On Sun, 2012-11-25 at 22:44 -0800, Eric Dumazet wrote:
> On Mon, 2012-11-26 at 11:29 +0800, ling.ma.prog...@gmail.com wrote:
> > From: Ma Ling <ling.ma.prog...@gmail.com>
> > 
> > In order to reduce memory latency when last level cache miss occurs,
> > modern CPUs i.e. x86 and arm introduced Critical Word First(CWF) or
> > Early Restart(ER) to get data ASAP. For CWF if critical word is first member
> > in cache line, memory feed CPU with critical word, then fill others
> > data in cache line one by one, otherwise after critical word it must
> > cost more cycle to fill the remaining cache line.
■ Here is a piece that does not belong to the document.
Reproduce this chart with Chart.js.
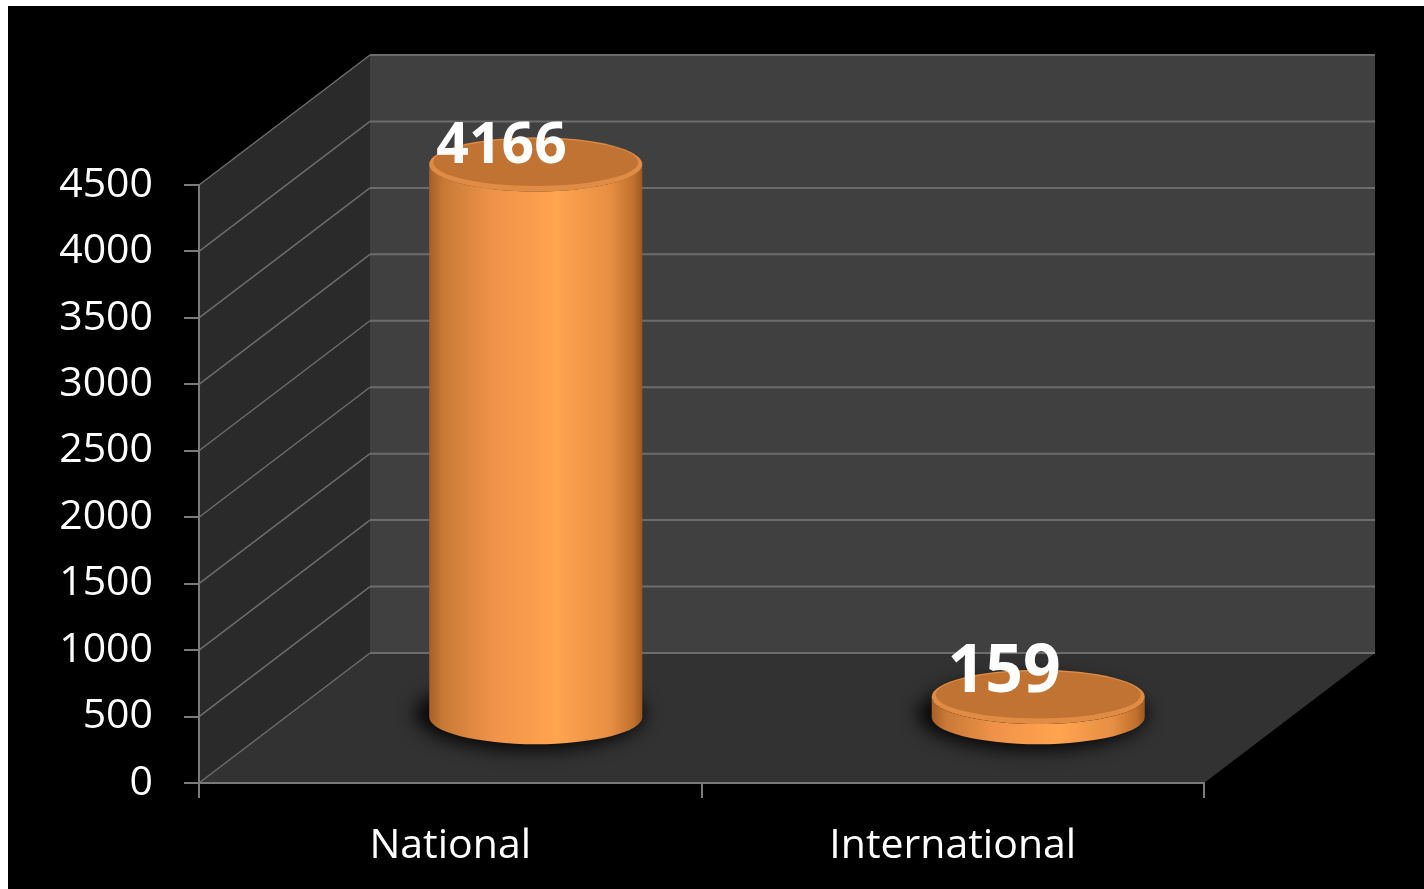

For Early First CPU will
> > restart until critical word in cache line reaches.
> > 
> > Hash value is critical word, so in this patch we place it as first member
> > in cache line(sock address is cache-line aligned), and it is also good for
> > Early Restart platform as well .
> > 
> > Thanks
> > Ling
> 
> networking patches should be sent to netdev.
> 
> (I understand this patch is more a generic one, but at least CC netdev)
> 
> You give no performance numbers for this change...
> 
> I never heard of this CWF/ER, where are the official Intel documents
> about this, and what models really benefit from it ?
[...]

CWF is a standard feature of SDRAM.  Ulrich Drepper's series of articles
on memory covers this in part 2 <http://lwn.net/Articles/252125/>
section 3.5.2.  As for whether it's slower to start fetching from the
middle, that may depend on the memory controller and memory type that
are used.  Drepper's benchmark showed only a small penalty (<1%) for
fetching from the middle, though he didn't say anything particular about
the hardware configuration.

Ben.

-- 
Ben Hutchings, Staff Engineer, Solarflare
Not speaking for my employer; that's the marketing department's job.
They asked us to note that Solarflare product names are trademarked.